Koenraad Van Brabant shares insights into a recent tender by the Dutch MFA and the challenges of 'sophisticated programming'.

Supporting People Powered Media Innovation in West Africa

However, as the report details, there are several challenges that continue to persist within the West African media landscape. These include low trust in media from most readers due to presumed political partisanship. In addition, editorial continues to be heavily influenced by advertising revenues from either government or private sector. Finally, entertainment sells, so sometimes there is a drive towards that as a least common denominator at the expense of less sensational content.
Ory Okolloh summarizes a new ReBoot report on media innovation and citizens' participation in West Africa.

The Echo of her Eyes

So I started with myself: Here is my wound, my mother, here is her story, listen to it carefully and then tell me, if we did not have a problem with the way we treat our women! Tell me, if change was not overdue! I needed to find salvation and I found it when I published that book. I hope you will not get offended by the way I describe it, it was as if I walked naked publicly telling my own people, you could shoot me, throw stones at me, you could even tear me apart, but this is who I am. This is how I think. This is how I feel.
I found peace when I broke that wall of silence.
Elham Manea on writing.

“Respond” Award Winning Poems 2015/2016

UHRSN is proud to announce the Winners of the Human Rights Poetry Competition “Respond”. With more than 700 poems from 93 countries the “RESPOND” poetry competition set a powerful sign regarding the plights refugees are facing all over the world.

I see
A woman in black walking, looking down

I know what is in it, in her suitcase
Because I, myself wore it
When I was forced to leave my home
No clothes inside
But one life, a book of her life printed
There are her dreams, sadnes, happiness
Tears in it love and the first apprehension
Suitcase of life traveling with her
Where it will take her
She does not know
It may be dust on the suitcases forever
Or some new love will come
(from Suitcase of life by Esma Dziho)
Even though the original post was published in December 2015, it is never too late to share great, thoughtful poetry!

Our digital lives
The Bengali Click Farmer

Undergirding the seeming likeness between an “organic” and a farmed like is a web of global economic disparities. Likes are supposed to be something that anyone can use with equal meaning, but only Bangladeshi likes are cheap enough to be for sale. At first glance, Bradley’s documentary confirms the most cynical reading of Facebook’s like economy: the uninterested, disconnected liking of click farmers mirrors the disengaged, empty liking of Western, supposedly good-faith users.
(...)
She doesn’t seem to much care about the Bangladeshi workers as people; she uses them as unspecified emotional props, as if they should exist only to allow Westerners to measure their own feelings on the futility of liking on Facebook.
Mayukh Sen reviews a short documentary on Bangladeshi 'click farming' in a beautifully written essay.

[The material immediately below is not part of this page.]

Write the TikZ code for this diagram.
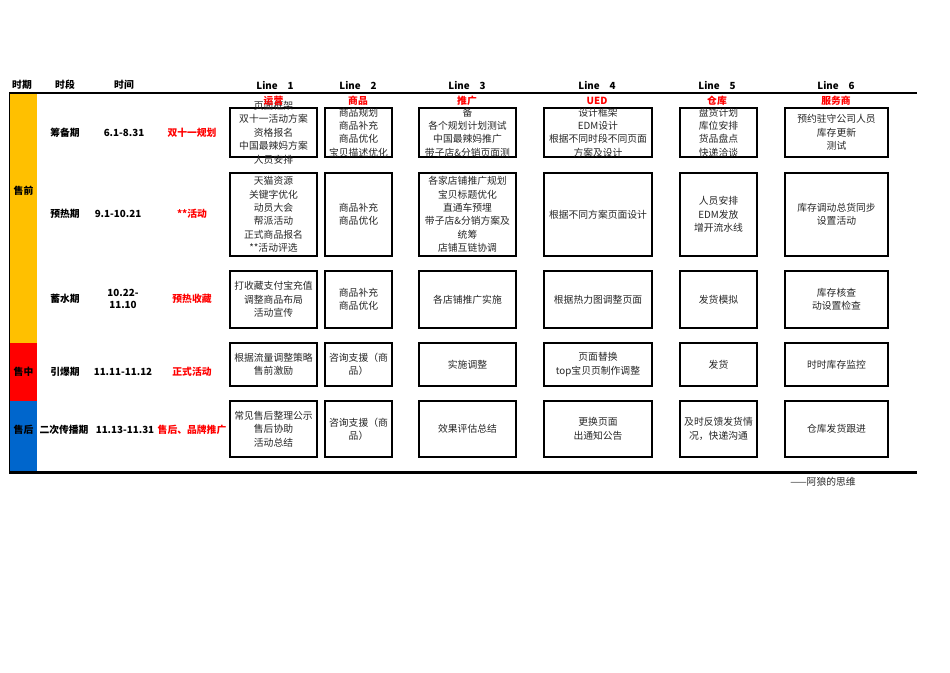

The Met ousted a top executive, so he used Facebook to show the world how to do unemployment right

It appeared Sreenivasan, in one fell swoop, had taken a stressful and potentially embarrassing experience—the public loss of a high-profile position—and spun it into an opportunity. Any TED talker could tell you, failure is so hot right now. But Sreenivasan’s post—really a call for support and help—went beyond that. He demonstrated a deft, natural mastery of his medium, social media, and gave his network the ammo they would need to help him out of his predicament.
(...)
“Everything I’ve gotten has come from being completely open and sharing everything I know,” said Sreenivasan. “So then I said, ‘Let me be open and free. See what happens. Let the universe help.’”
Jenni Avins reports on an interesting case study about self-branding, finding a (new) job in our digital times and the opportunities of 'micro celebrity'.

4 Ways to Make Open Data Meaningful

Through the City of Los Angeles GeoHub, the city invites its employees to use the web GIS platform to find open data, access the city's GIS tools, and collaborate with peers. When government staff know where they can go to access data and contribute their information, it breaks down internal silos and sets up an environment conducive to exchanging ideas.
(...)
Anyone can find government data, watch a tutorial on how to make use of it, peruse some apps for inspiration, and start using the data he or she is interested in. This workflow drives a culture of innovation and allows more people to contribute to building smart communities: citizen engagement at its best.
Christopher Thomas on L.A.'s efforts with open data. He makes some interesting points, but I wonder whether his vision is still a bit too optimistic about how citizens use data and information...

Hot off the digital press

UNESCO launch for Massive Open Online Courses guide for developing countries

The guide, Making sense of MOOCs, A Guide for Policy-Makers in Developing Countries is designed to raise awareness among policy-makers in developing countries as to how MOOCs might enable access to affordable quality higher education and help in the preparation of secondary school leavers for academic and vocational education and training.
Interesting new report on the hype (?) around MOOCs for development.

Academia
Listening at the Table

The other students weren’t quite as specific, but they made it clear that college was to be only part of what they’d do with their time. And that’s in a context of traditional-aged students who plan to attend full-time. Students who meet those parameters are the exception, but even among those, paid work looms large.
(...)
The indifference to online or MOOC-style options. As focused as they were on paid jobs, they wanted classes in person. Some of that may have reflected program choice; Auto Tech is hands-on because there’s really no other way to do it. (...). Still, they seemed much more willing to come to campus an extra day each week than to take an online class. Whether they’ll still feel that way after a semester or two, I don’t know, but I was struck at the clarity with which they all asserted that.
As always, Dean Dad shares some interesting insights from higher education's community college 'front line'.